New knockout format at RWC 7s will up pressure on big guns
The path to the Rugby World Cup Sevens title is the shortest ever.
Then again, the path out of contention is the shortest ever, too.
A new format for the seventh championship starting on Friday in San Francisco has dumped pool play and gone straight to knockout rounds, seemingly to appeal to a perceived shorter attention span of American fans.
World Rugby has called the change exciting and innovative. Others see the immediate pressure as brutal.
''Talking to most coaches among the world series teams (the format) is not a very popular thing,'' said Damian McGrath, the Canada and former Samoa coach.
Australia coach Tim Walsh added: ''If you're off your game, then see you later.''
For the men's event, there's preliminary and last-16 games on Friday, quarterfinals on Saturday, and semifinals and final on Sunday at AT&T Park, the waterside home of baseball's San Francisco Giants. The women start from the round of 16.
Walsh said the format makes the championships more mentally imposing than physically.
Neil Powell, coach of world series-winning South Africa, agreed. He warned that after waiting around all day Friday, his team and the other seven top-ranked sides which received a bye into the last 16 have to be ready to hit the ground running in the evening.
''We start from scratch and that could count against us,'' Powell said. ''We need to get out of the blocks well.''
The first hurdle could be Ireland, which upset England, Australia, and the United States over the last two legs of the world series.
South Africa is gunning for its first World Cup Sevens title with the confidence from winning the last two world series. But of its squad, only captain Philip Snyman has played at a World Cup Sevens, and this will be his third.
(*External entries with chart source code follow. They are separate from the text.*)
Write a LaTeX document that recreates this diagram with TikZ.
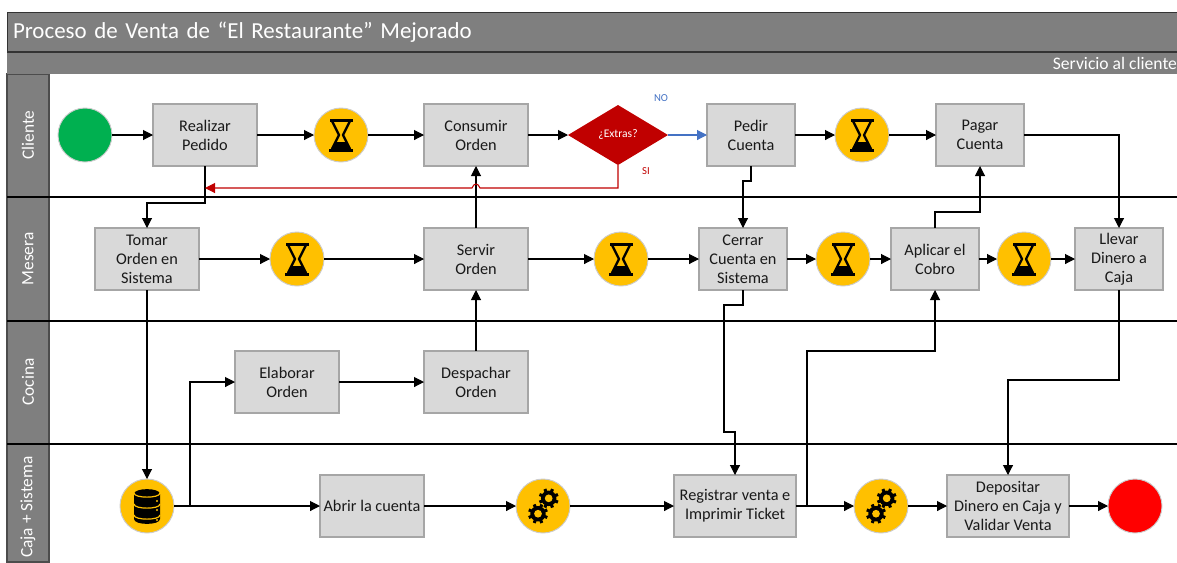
\documentclass[tikz,border=0pt]{standalone}
\usepackage{fontspec}
\setmainfont{Carlito}
\usetikzlibrary{
positioning,%
shapes.geometric,%
arrows.meta
}
\definecolor{lanegray}{HTML}{7F7F7F}
\definecolor{taskgray}{HTML}{D9D9D9}
\definecolor{taskedge}{HTML}{A6A6A6}
\definecolor{iconamber}{HTML}{FFC000}
\definecolor{startgreen}{HTML}{00B050}
\definecolor{sired}{HTML}{C00000}
\definecolor{noblue}{HTML}{4472C4}
\newcommand{\hourglassicon}{%
    \fill (-11.5,-16.5) rectangle (11.5,-13.5);
    \fill (-12,13.5) rectangle (12,16.5);
    \draw[line width=1.7pt, miter limit=1] (-9,-14) -- (-2,0) -- (-9,14);
    \draw[line width=1.7pt, miter limit=1] (9,-14) -- (2,0) -- (9,14);
    \fill (-5.5,7) -- (5.5,7) -- (10,14) -- (-10,14) -- cycle;
}
\newcommand{\databaseicon}{%
    \fill (-13,-12) -- (-13,13) .. controls (-13,19.5) and (13,19.5) .. (13,13)
        -- (13,-12) .. controls (13,-18.5) and (-13,-18.5) .. (-13,-12);
    \foreach \y in {-13,-2,9} {
        \draw[iconamber, line width=0.9pt] (-13,\y) .. controls (-13,\y+5.5) and (13,\y+5.5) .. (13,\y);
    }
    \foreach \y in {-5,4,14} {
        \fill[iconamber] (10,\y) circle (0.8pt);
    }
}
\newcommand{\gearicon}[2]{%
    \foreach \a in {0,45,...,315} {
        \draw[line width=2.3pt] ($(#1,#2)+(\a+22.5:6)$) -- ($(#1,#2)+(\a+22.5:10)$);
    }
    \fill (#1,#2) circle (5.8pt);
    \fill[iconamber] (#1,#2) circle (2.9pt);
}
\usetikzlibrary{calc}
\tikzset{
    every node/.style={outer sep=0pt},
    body/.style={font=\fontsize{12.2}{14.25}\selectfont, align=center, text=black!90},
    task/.style={body, draw=taskedge, fill=taskgray, line width=0.9pt, minimum height=46.5pt, inner sep=0pt},
    taskw/.style={task, minimum width=78pt},
    taskn/.style={task, minimum width=66pt},
    taskx/.style={task, minimum width=91.5pt},
    evt/.style={circle, draw=black!20, line width=0.7pt, minimum size=40.5pt, inner sep=0pt},
    icon/.style={evt, fill=iconamber, path picture={
        \begin{scope}[shift={(path picture bounding box.center)}, fill=black, draw=black]
            #1
        \end{scope}}},
    wait/.style={icon=\hourglassicon},
    dbase/.style={icon=\databaseicon},
    gears/.style={icon={\gearicon{5.7}{-7.7}\gearicon{-5}{7.7}}},
    lanelabel/.style={rotate=90, text=white, font=\fontsize{13}{15}\selectfont},
    lanesep/.style={line width=0.8pt},
    flow/.style={-{Triangle[length=7.5pt,width=7.5pt]}, line width=0.8pt},
    flowsi/.style={flow, draw=sired},
    flowno/.style={flow, draw=noblue}
}
\begin{document}
\begin{tikzpicture}[x=0.75pt, y=-0.75pt]
    \useasboundingbox (0,0) rectangle (1177,562);
    % ----
    \path[fill=lanegray, draw=black!70, line width=0.9pt] (7,74) rectangle (49,562);
    \node[anchor=north west, text width=868.5pt, align=left, minimum height=30pt, inner sep=4.5pt,
        draw=black!80, fill=lanegray, text=white, font=\fontsize{17.2}{20}\selectfont] (titulo) at (7,12)
        {Proceso de Venta de “El Restaurante” Mejorado};
    \fill[lanegray] (7,52) rectangle (1177,74);
    \draw[black!80, line width=0.9pt] (7,52) -- (1177,52);
    \node[anchor=east, text=white, font=\fontsize{13.2}{15}\selectfont, inner sep=0pt] (servicio) at (1177,63) {Servicio al cliente};
    \node[lanelabel] (lcliente) at (28,135) {Cliente};
    \node[lanelabel] (lmesera) at (28,259) {Mesera};
    \node[lanelabel] (lcocina) at (28,382) {Cocina};
    \node[lanelabel] (lcaja) at (28,507) {Caja + Sistema};
    \foreach \y in {197,321,444} {
        \draw[lanesep] (7,\y) -- (1177,\y);
    }
    % ----
    \node[evt, fill=startgreen] (inicio) at (85,135) {};
    \node[taskw, right=30.75pt of inicio] (realizar) {Realizar\\Pedido};
    \node[wait, right=42.75pt of realizar] (esperaA) {};
    \node[taskw, right=42pt of esperaA] (consumir) {Consumir\\Orden};
    \node[diamond, fill=sired, text=white, inner sep=0pt, minimum width=75pt, minimum height=45pt,
        aspect=1.667, font=\fontsize{8.7}{10}\selectfont, right=30pt of consumir] (extras) {¿Extras?};
    \node[taskn, right=29.25pt of extras] (pedir) {Pedir\\Cuenta};
    \node[wait, right=30pt of pedir] (esperaB) {};
    \node[taskn, right=35.25pt of esperaB] (pagar) {Pagar\\Cuenta};
    \node[text=noblue, font=\fontsize{8}{9}\selectfont] (no) at (661,98) {NO};
    \node[text=sired, font=\fontsize{8}{9}\selectfont] (si) at (646,171) {SI};
    % ----
    \node[taskw, below=46.5pt of consumir] (servir) {Servir\\Orden};
    \node[wait, left=75pt of servir] (esperaC) {};
    \node[taskw, left=53.25pt of esperaC] (tomar) {Tomar\\Orden en\\Sistema};
    \node[wait, right=49.5pt of servir] (esperaD) {};
    \node[taskn, right=38.25pt of esperaD] (cerrar) {Cerrar\\Cuenta en\\Sistema};
    \node[wait, right=21.75pt of cerrar] (esperaE) {};
    \node[taskn, right=15.75pt of esperaE] (aplicar) {Aplicar el\\Cobro};
    \node[wait, right=13.5pt of aplicar] (esperaF) {};
    \node[taskn, right=18pt of esperaF] (llevar) {Llevar\\Dinero a\\Caja};
    % ----
    \node[taskw, below=45.75pt of servir] (despachar) {Despachar\\Orden};
    \node[taskw, left=63.75pt of despachar] (elaborar) {Elaborar\\Orden};
    % ----
    \node[dbase, below=141.75pt of tomar] (base) {};
    \node[taskw, right=109.5pt of base] (abrir) {Abrir la cuenta};
    \node[gears, right=69pt of abrir] (procA) {};
    \node[taskx, right=78pt of procA] (registrar) {Registrar venta e\\Imprimir Ticket};
    \node[gears, right=43.5pt of registrar] (procB) {};
    \node[taskx, right=29.25pt of procB] (depositar) {Depositar\\Dinero en Caja y\\Validar Venta};
    \node[evt, fill=red, right=29.25pt of depositar] (fin) {};
    % ----
    \coordinate (ramaA) at (base.east -| 190,0);
    \coordinate (ramaB) at (registrar.east -| 807,0);
    \coordinate (siesq) at (extras.south |- 0,188);
    \coordinate (saltoD) at (consumir.south |- 0,188);
    \coordinate (sifin) at (realizar.south |- 0,188);
    % ----
    \draw[flow] (inicio) -- (realizar);
    \draw[flow] (realizar) -- (esperaA);
    \draw[flow] (esperaA) -- (consumir);
    \draw[flow] (consumir) -- (extras);
    \draw[flowno] (extras) -- (pedir);
    \draw[flow] (pedir) -- (esperaB);
    \draw[flow] (esperaB) -- (pagar);
    \draw[flow] (pagar.east) -| (llevar.north);
    \draw[flow] (realizar.south) -- ++(0,37) -| (tomar.north);
    \draw[flow] (pedir.south) -- ++(0,15) -| (cerrar.north);
    \draw[flow] (aplicar.north) -- ++(0,-16) -| (pagar.south);
    \draw[flow] (servir) -- (consumir);
    \draw[flow] (tomar) -- (esperaC);
    \draw[flow] (esperaC) -- (servir);
    \draw[flow] (servir) -- (esperaD);
    \draw[flow] (esperaD) -- (cerrar);
    \draw[flow] (cerrar) -- (esperaE);
    \draw[flow] (esperaE) -- (aplicar);
    \draw[flow] (aplicar) -- (esperaF);
    \draw[flow] (esperaF) -- (llevar);
    \draw[flow] (despachar) -- (servir);
    \draw[flow] (elaborar) -- (despachar);
    \draw[flow] (tomar) -- (base);
    \draw[flow] (base) -- (abrir);
    \draw[flow] (ramaA) |- (elaborar.west);
    \draw[flow] (abrir) -- (procA);
    \draw[flow] (procA) -- (registrar);
    \draw[flow] (registrar) -- (procB);
    \draw[flow] (ramaB) -- ++(0,-155) -| (aplicar.south);
    \draw[flow] (procB) -- (depositar);
    \draw[flow] (depositar) -- (fin);
    \draw[flow] (cerrar.south) -- ++(0,15) -| ++(-19,127) -| (registrar.north);
    \draw[flow] (llevar.south) -- ++(0,90) -| (depositar.north);
    % ----
    \draw[flowsi] (extras.south) -- (siesq) -- ([xshift=3pt]saltoD)
        .. controls ([xshift=1.5pt,yshift=4pt]saltoD) and ([xshift=-1.5pt,yshift=4pt]saltoD) .. ([xshift=-3pt]saltoD)
        -- (sifin);
\end{tikzpicture}
\end{document}
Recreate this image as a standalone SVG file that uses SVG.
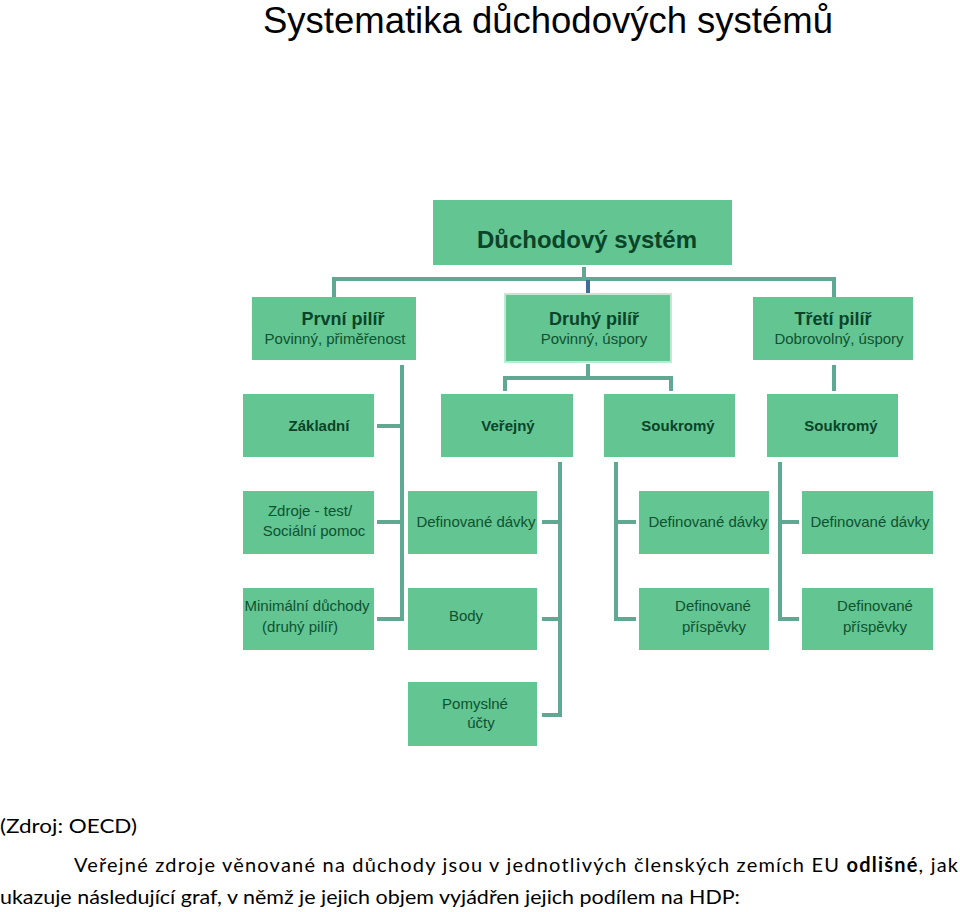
<svg xmlns="http://www.w3.org/2000/svg" width="960" height="912" viewBox="0 0 960 912">
<style>
.box{fill:#62c592}
.t{font-family:"Liberation Sans",Arial,sans-serif;fill:#0f5230;text-anchor:middle}
.b{font-weight:bold;fill:#0b4428}
.n{font-size:15px}
.c{fill:none;stroke:#5fa992;stroke-width:4}
.p{font-family:Lato,"Liberation Sans",sans-serif;font-size:20px;fill:#000}
</style>
<rect width="960" height="912" fill="#fff"/>
<text x="548" y="33" font-family="Liberation Sans,Arial,sans-serif" font-size="36.5" text-anchor="middle" fill="#000">Systematika důchodových systémů</text>

<g id="connectors">
<path class="c" d="M334 297V279H834V297"/>
<path class="c" d="M584 267V280"/>
<path d="M588 280V293" stroke="#3e6f9a" stroke-width="4" fill="none"/>
<path class="c" d="M402 365V619H377M402 426H377M402 522H377"/>
<path class="c" d="M588 364V378M505 391V378H671V391"/>
<path class="c" d="M834 365V391"/>
<path class="c" d="M560 462V715H542M560 522H542M560 619H542"/>
<path class="c" d="M616 462V619H636M616 522H636"/>
<path class="c" d="M780 462V619H799M780 522H799"/>
</g>

<g id="n-root"><rect class="box" x="433" y="200" width="299" height="65"/><text class="t b" x="587" y="248" font-size="24">Důchodový systém</text></g>

<g id="n-p1"><rect class="box" x="252" y="297" width="164" height="63"/><text class="t b" x="343" y="325" font-size="18">První pilíř</text><text class="t n" x="335" y="344">Povinný, přiměřenost</text></g>
<g id="n-p2"><rect class="box" x="505" y="294" width="166" height="68" stroke="#bfe9d2" stroke-width="2"/><text class="t b" x="594" y="325" font-size="18">Druhý pilíř</text><text class="t n" x="594" y="344">Povinný, úspory</text></g>
<g id="n-p3"><rect class="box" x="753" y="297" width="160" height="63"/><text class="t b" x="833" y="325" font-size="18">Třetí pilíř</text><text class="t n" x="839" y="344">Dobrovolný, úspory</text></g>

<g id="n-zakladni"><rect class="box" x="243" y="394" width="131" height="63"/><text class="t b" x="319" y="431" font-size="15">Základní</text></g>
<g id="n-verejny"><rect class="box" x="441" y="394" width="132" height="63"/><text class="t b" x="508" y="431" font-size="15">Veřejný</text></g>
<g id="n-soukromy1"><rect class="box" x="604" y="394" width="131" height="63"/><text class="t b" x="678" y="431" font-size="15">Soukromý</text></g>
<g id="n-soukromy2"><rect class="box" x="767" y="394" width="131" height="63"/><text class="t b" x="841" y="431" font-size="15">Soukromý</text></g>

<g id="n-zdroje"><rect class="box" x="243" y="491" width="131" height="63"/><text class="t n" x="310" y="516">Zdroje  - test/</text><text class="t n" x="314" y="536">Sociální pomoc</text></g>
<g id="n-dd1"><rect class="box" x="408" y="491" width="129" height="63"/><text class="t n" x="476" y="527">Definované dávky</text></g>
<g id="n-dd2"><rect class="box" x="639" y="491" width="130" height="63"/><text class="t n" x="708" y="527">Definované dávky</text></g>
<g id="n-dd3"><rect class="box" x="802" y="491" width="131" height="63"/><text class="t n" x="870" y="527">Definované dávky</text></g>

<g id="n-minimalni"><rect class="box" x="243" y="588" width="131" height="62"/><text class="t n" x="307" y="611">Minimální důchody</text><text class="t n" x="300" y="632">(druhý pilíř)</text></g>
<g id="n-body"><rect class="box" x="408" y="588" width="129" height="62"/><text class="t n" x="466" y="621">Body</text></g>
<g id="n-dp1"><rect class="box" x="639" y="588" width="130" height="62"/><text class="t n" x="713" y="611">Definované</text><text class="t n" x="714" y="632">příspěvky</text></g>
<g id="n-dp2"><rect class="box" x="802" y="588" width="131" height="62"/><text class="t n" x="875" y="611">Definované</text><text class="t n" x="875" y="632">příspěvky</text></g>

<g id="n-pomyslne"><rect class="box" x="408" y="682" width="129" height="64"/><text class="t n" x="475" y="709">Pomyslné</text><text class="t n" x="481" y="728">účty</text></g>

<text class="p" x="0" y="833" textLength="137" lengthAdjust="spacingAndGlyphs">(Zdroj: OECD)</text>
<text class="p" x="74" y="872" textLength="884" lengthAdjust="spacing">Veřejné zdroje věnované na důchody jsou v jednotlivých členských zemích EU <tspan font-weight="bold">odlišné</tspan>, jak</text>
<text class="p" x="0" y="904" textLength="740" lengthAdjust="spacingAndGlyphs">ukazuje následující graf, v němž je jejich objem vyjádřen jejich podílem na HDP:</text>
</svg>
''Where the world series was a marathon, this is more like a 100-meter sprint,'' he said of the changed format.
Two-time champion Fiji preferred to work on upping its physical presence by training at altitude in Utah for two weeks.
Fiji includes half of its Olympic gold medal-winning team from Rio de Janeiro, and brought in the impressive Semi Radradra, Josua Tuisova and Leone Nakarawa. Eroni Sau, the world series rookie of the year, missed out.
Fiji's first match could be against Japan, which includes four Fijian-born players. If all goes to seedings, Fiji might face New Zealand in the semifinals, and perhaps South Africa, England or the United States in the final.
The Americans, despite a mediocre world series, will be formidable on home turf. They won the series leg in Las Vegas in March.
New Zealand is the only team with a chance to become the first to successfully defend the title. The Kiwis aren't the force of old but can't be underestimated either; they beat England and Fiji to win the Commonwealth Games in April.
The New Zealand women are a better bet to retain their title. They won the Commonwealth Games and the last three legs of the five-leg women's world series, though finished runner-up to archrival Australia.
The Australians say they're back to full strength with the return from injuries of Olympic champions Alicia Quirk, Ellia Green, and Sharni Williams.
A women's final without New Zealand and Australia would be a major surprise.